As Colley sees it, "Every song Mark ever wrote got put through different structures, different arrangements, different tunings, different band formats. It would never be the same twice, ever. It was always evolving right up until the last second before it got put on tape."

"For example, the song `I'm Yours, You're Mine' goes back to the Treat Her Right days," Conway explains, referring to the band he and Mark were in before Morphine. "It had been kicking around for a long time. We recorded it with a traditional drum track, but we ended up with a track where it just had hi-hat. I think we went off in that direction with it because Mark didn't want to treat it like an old Morphine song."

It is a shame that Sandman isn't around to help take the songs from The Night to the next level in a live setting. Or to enjoy the fruits of the album that stands as a major artistic breakthrough for him and the band. Morphine had been in something of a holding pattern for the couple of years following their initial national successes. And Sandman had struggled with the difficult decision of where next to take the band. It is, however, a relief not only that the people Sandman brought together to make music at his loft are continuing to play together, but that they are giving his music a chance for a second life.

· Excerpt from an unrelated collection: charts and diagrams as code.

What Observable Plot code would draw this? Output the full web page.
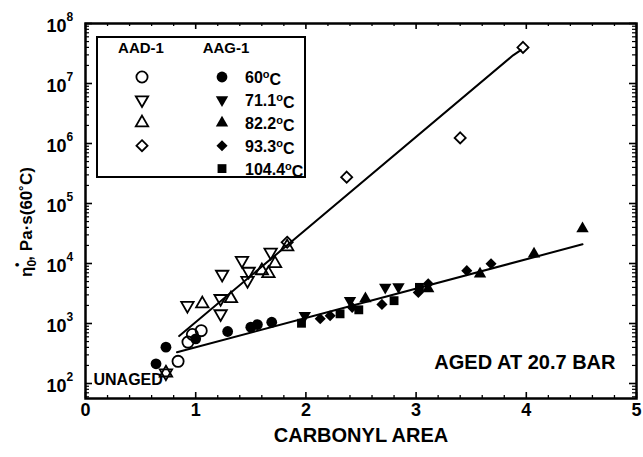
<!DOCTYPE html>
<html><head><meta charset="utf-8">
<script src="https://cdn.jsdelivr.net/npm/d3@7"></script>
<script src="https://cdn.jsdelivr.net/npm/@observablehq/plot@0.6"></script>
<style>
body{margin:0;background:#fff;}
#chart{width:643px;height:457px;}
</style></head><body><div id="chart"></div>
<script>
// ---------- data ----------
// AAD-1 (open symbols)
const aad60X = [0.84, 0.93, 0.97, 1.05];
const aad60Y = [234, 490, 655, 760];
const aad71X = [0.73, 0.925, 1.226, 1.226, 1.24, 1.42, 1.47, 1.48, 1.68];
const aad71Y = [150, 2000, 1450, 2600, 6600, 11200, 5200, 7400, 15400];
const aad82X = [0.73, 1.06, 1.32, 1.60, 1.66, 1.72, 1.83];
const aad82Y = [150, 2130, 2600, 7600, 6800, 10000, 19000];
const aad93X = [1.83, 2.37, 3.40, 3.97];
const aad93Y = [22600, 275000, 1240000, 40000000];
// AAG-1 (filled symbols)
const aag60X = [0.64, 0.73, 1.0, 1.29, 1.50, 1.56, 1.69];
const aag60Y = [213, 403, 555, 735, 870, 960, 1050];
const aag71X = [1.99, 2.40, 2.72, 2.84];
const aag71Y = [1350, 2400, 4000, 4100];
const aag82X = [2.54, 3.11, 3.58, 4.07, 4.51];
const aag82Y = [2600, 3800, 6700, 14500, 38000];
const aag93X = [2.13, 2.22, 2.42, 2.69, 3.02, 3.11, 3.46, 3.68];
const aag93Y = [1200, 1350, 1860, 2080, 3300, 4600, 7600, 9900];
const aag104X = [1.96, 2.31, 2.48, 2.80, 3.03];
const aag104Y = [1010, 1450, 1690, 2400, 4000];
// fitted lines
const upperFitX = [0.85, 3.88, 3.95];
const upperFitY = [617, 29500000, 36000000];
const lowerFitX = [0.83, 4.51];
const lowerFitY = [331, 20900];
// ticks and labels
const xTicks = [0, 1, 2, 3, 4, 5];
const xMinorTicks = [0.2,0.4,0.6,0.8,1.2,1.4,1.6,1.8,2.2,2.4,2.6,2.8,3.2,3.4,3.6,3.8,4.2,4.4,4.6,4.8];
const yTickExps = [2, 3, 4, 5, 6, 7, 8];
const legendGroups = ["AAD-1", "AAG-1"];
const legendTemps = ["60", "71.1", "82.2", "93.3", "104.4"];
const xTitle = "CARBONYL AREA";
const note1 = "AGED AT 20.7 BAR";
const note2 = "UNAGED";

// ---------- layout ----------
const F = "'Liberation Sans', Arial, Helvetica, sans-serif";
const W = 643, H = 457, mL = 85, mR = 7, mT = 23, mB = 59;
const fw = W - mL - mR, fh = H - mT - mB;

const triangleDown = {
  draw(context, size) {
    const y = -Math.sqrt(size / (Math.sqrt(3) * 3));
    context.moveTo(0, -y * 2);
    context.lineTo(-Math.sqrt(3) * y, y);
    context.lineTo(Math.sqrt(3) * y, y);
    context.closePath();
  }
};

const openSeries = [
  {x: aad60X, y: aad60Y, symbol: d3.symbolCircle, r: 5.6},
  {x: aad71X, y: aad71Y, symbol: triangleDown, r: 4.6},
  {x: aad82X, y: aad82Y, symbol: d3.symbolTriangle, r: 4.6},
  {x: aad93X, y: aad93Y, symbol: d3.symbolDiamond2, r: 5.0}
];
const filledSeries = [
  {x: aag60X, y: aag60Y, symbol: d3.symbolCircle, r: 5.4},
  {x: aag71X, y: aag71Y, symbol: triangleDown, r: 4.6},
  {x: aag82X, y: aag82Y, symbol: d3.symbolTriangle, r: 4.6},
  {x: aag93X, y: aag93Y, symbol: d3.symbolDiamond2, r: 5.0},
  {x: aag104X, y: aag104Y, symbol: d3.symbolSquare, r: 5.0}
];
const rows = (xs, ys) => xs.map((x, i) => ({x, y: ys[i]}));

const yMajor = yTickExps.map(e => 10 ** e);
const yMinor = [];
for (let e = 1; e < 8; e++) for (let m = 2; m <= 9; m++) { const v = m * 10 ** e; if (v > 10 ** 1.75) yMinor.push(v); }

const marks = [
  Plot.line(rows(upperFitX, upperFitY), {x: "x", y: "y", stroke: "black", strokeWidth: 2}),
  Plot.line(rows(lowerFitX, lowerFitY), {x: "x", y: "y", stroke: "black", strokeWidth: 2}),
  ...openSeries.map(s => Plot.dot(rows(s.x, s.y), {x: "x", y: "y", symbol: s.symbol, r: s.r, fill: "none", stroke: "black", strokeWidth: 1.8})),
  ...filledSeries.map(s => Plot.dot(rows(s.x, s.y), {x: "x", y: "y", symbol: s.symbol, r: s.r, fill: "black", stroke: "none"})),
  // inward ticks on all four sides
  Plot.ruleX(xTicks, {x: d => d, insetTop: fh - 6, strokeWidth: 1.6}),
  Plot.ruleX(xTicks, {x: d => d, insetBottom: fh - 6, strokeWidth: 1.6}),
  Plot.ruleX(xMinorTicks, {x: d => d, insetTop: fh - 3, strokeWidth: 1.3}),
  Plot.ruleX(xMinorTicks, {x: d => d, insetBottom: fh - 3, strokeWidth: 1.3}),
  Plot.ruleY(yMajor, {y: d => d, insetRight: fw - 7, strokeWidth: 1.6}),
  Plot.ruleY(yMajor, {y: d => d, insetLeft: fw - 7, strokeWidth: 1.6}),
  Plot.ruleY(yMinor, {y: d => d, insetRight: fw - 4, strokeWidth: 1.2}),
  Plot.ruleY(yMinor, {y: d => d, insetLeft: fw - 4, strokeWidth: 1.2}),
  Plot.frame({stroke: "black", strokeWidth: 2.5}),
  // tick labels
  Plot.text(xTicks, {x: d => d, text: d => String(d), frameAnchor: "bottom", dy: 17, fontSize: 18}),
  Plot.text(yMajor, {y: d => d, text: () => "10", frameAnchor: "left", textAnchor: "end", dx: -19, dy: 3, fontSize: 18}),
  Plot.text(yMajor, {y: d => d, text: (d, i) => String(yTickExps[i]), frameAnchor: "left", textAnchor: "start", dx: -19, dy: -6, fontSize: 12}),
  // annotations
  Plot.text([note1], {text: d => d, frameAnchor: "bottom-right", textAnchor: "end", dx: -21, dy: -30, fontSize: 20}),
  Plot.text([note2], {text: d => d, frameAnchor: "bottom-left", textAnchor: "start", dx: 8, dy: -14, fontSize: 16}),
  Plot.text([xTitle], {text: d => d, frameAnchor: "bottom", dy: 43, fontSize: 20})
];

const plot = Plot.plot({
  width: W, height: H,
  marginLeft: mL, marginRight: mR, marginTop: mT, marginBottom: mB,
  x: {domain: [0, 5], axis: null},
  y: {type: "log", domain: [10 ** 1.75, 1e8], axis: null},
  style: {fontFamily: F, fontWeight: "bold", background: "white", color: "black"},
  marks
});
document.getElementById("chart").appendChild(plot);

// ---------- y-axis title ----------
const svg = d3.select(plot);
const yt = svg.append("text")
  .attr("transform", "translate(32,222) rotate(-90)")
  .attr("text-anchor", "middle")
  .style("font-family", F).style("font-weight", "bold").style("font-size", "17px").attr("fill", "black");
yt.append("tspan").text("η");
yt.append("tspan").attr("dy", 4).style("font-size", "12px").text("0");
yt.append("tspan").attr("dx", -7).attr("dy", -15).style("font-size", "12px").text("•");
yt.append("tspan").attr("dx", 2).attr("dy", 11).text(",");
yt.append("tspan").text(" Pa·s(60˚C)");

// ---------- legend ----------
const lg = svg.append("g").style("font-family", F).style("font-weight", "bold");
lg.append("rect").attr("x", 97).attr("y", 37).attr("width", 208).attr("height", 140)
  .attr("fill", "white").attr("stroke", "black").attr("stroke-width", 2);
const colX = [141, 226];
legendGroups.forEach((g, i) => {
  lg.append("text").attr("x", colX[i]).attr("y", 48).attr("dy", "0.35em").attr("text-anchor", "middle")
    .style("font-size", "15px").text(g);
});
const rowY = i => 77 + i * 22.9;
openSeries.forEach((s, i) => {
  lg.append("path").attr("transform", `translate(142,${rowY(i)})`)
    .attr("d", d3.symbol(s.symbol, Math.PI * s.r * s.r)())
    .attr("fill", "none").attr("stroke", "black").attr("stroke-width", 1.8);
});
filledSeries.forEach((s, i) => {
  lg.append("path").attr("transform", `translate(222,${rowY(i)})`)
    .attr("d", d3.symbol(s.symbol, Math.PI * s.r * s.r)())
    .attr("fill", "black");
});
legendTemps.forEach((t, i) => {
  const tx = lg.append("text").attr("x", 245).attr("y", rowY(i)).attr("dy", "0.38em")
    .attr("text-anchor", "start").style("font-size", "16px");
  tx.append("tspan").text(t);
  tx.append("tspan").attr("dy", "-0.45em").style("font-size", "11px").text("o");
  tx.append("tspan").attr("dy", "0.45em").text("C");
});
</script></body></html>
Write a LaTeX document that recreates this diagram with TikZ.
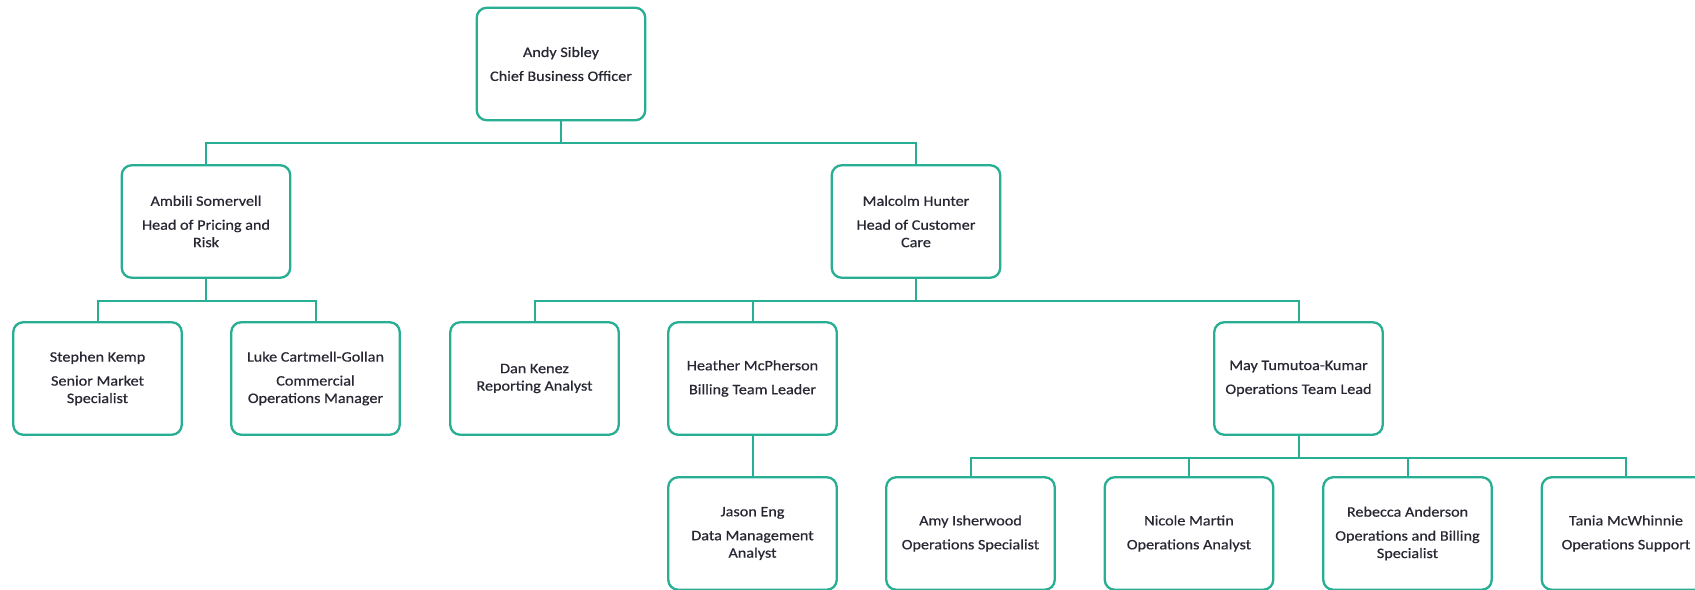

"We learned at the memorial concerts and in the rehearsals leading up to it that Mark's songs are really good songs that somebody else can sing," Colley says. "And we also realized that there is a lot of life left in these new songs, because we didn't get to tour behind this album with Mark. So the way I see it, we can either close up shop or we can figure out a way to go out there and play these songs for people. I mean, I can imagine feeling different about it if, for example, we'd been out on the road touring behind this record when it happened. And I have to admit for myself it's important to make sure that it doesn't turn into an elongated funeral. But for me it's actually easier to play the songs with people who are giving something to the songs than it is to listen to them."